Microstructure, Mechanical, and Electrochemical Corrosion Performance of Ti/HA (Hydroxyapatite) Particles Reinforced Mg-3Zn Squeeze Casted Composites

This research presents a novel approach to overcome the stress shielding effect and non-degradability commonly observed in metallic implants, which often require revision surgery. The study introduces a hybrid metal/ceramic (Ti/HA) reinforcement within the Mg-3Zn binary alloy matrix fabricated using the squeeze casting technique. The alloy matrix incorporates 1 wt% Ti and varying weight percentages (0.5, 1, and 1.5 wt%) of hydroxyapatite (HA). Microstructure analysis revealed significant grain refinement in the alloy upon adding the hybrid reinforcement.

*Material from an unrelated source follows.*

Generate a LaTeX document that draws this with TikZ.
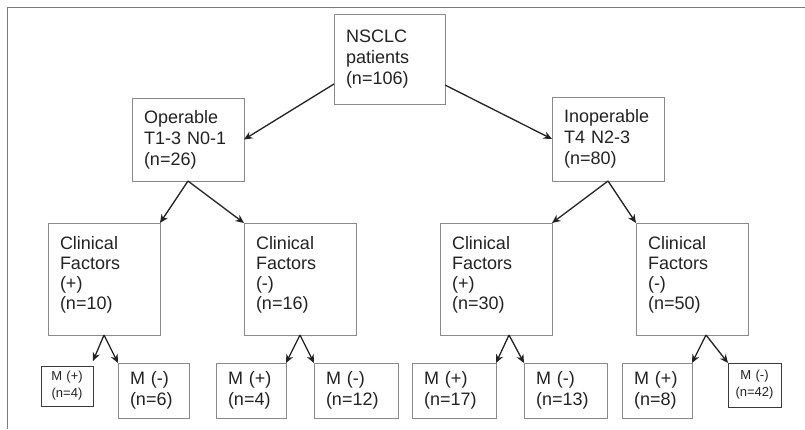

Phase analysis using XRD confirmed the presence of Mg-Zn intermetallic phases and corresponding reinforcement phases. Vickers microhardness testing demonstrated a 14.4% (89 HV) increase in hardness for the hybrid composite with 1Ti/1.5HA compared to the unreinforced alloy and other composites. Compressive testing revealed enhanced mechanical properties in the hybrid composites. The 1Ti/1.5 HA hybrid composite displayed a 12% (121 MPa) increase in compressive yield strength (CYS) compared to the alloy, while the 1Ti/1HA hybrid composite exhibited an impressive 22.5% (217 MPa) increment in compressive strength. Corrosion performance evaluation in a phosphate-buffered saline (PBS) environment indicated that the 1Ti/1.5 HA hybrid composites demonstrated comparable corrosion performance to the unreinforced alloy, with a corrosion density of 4.53 × 10 −5 μA/cm 2 and a linear polarization resistance of 893 ohms. Based on the findings, the Mg-3Zn alloy with 1Ti/1.5 HA hybrid reinforcement emerges as a promising material for load-bearing biodegradable implants.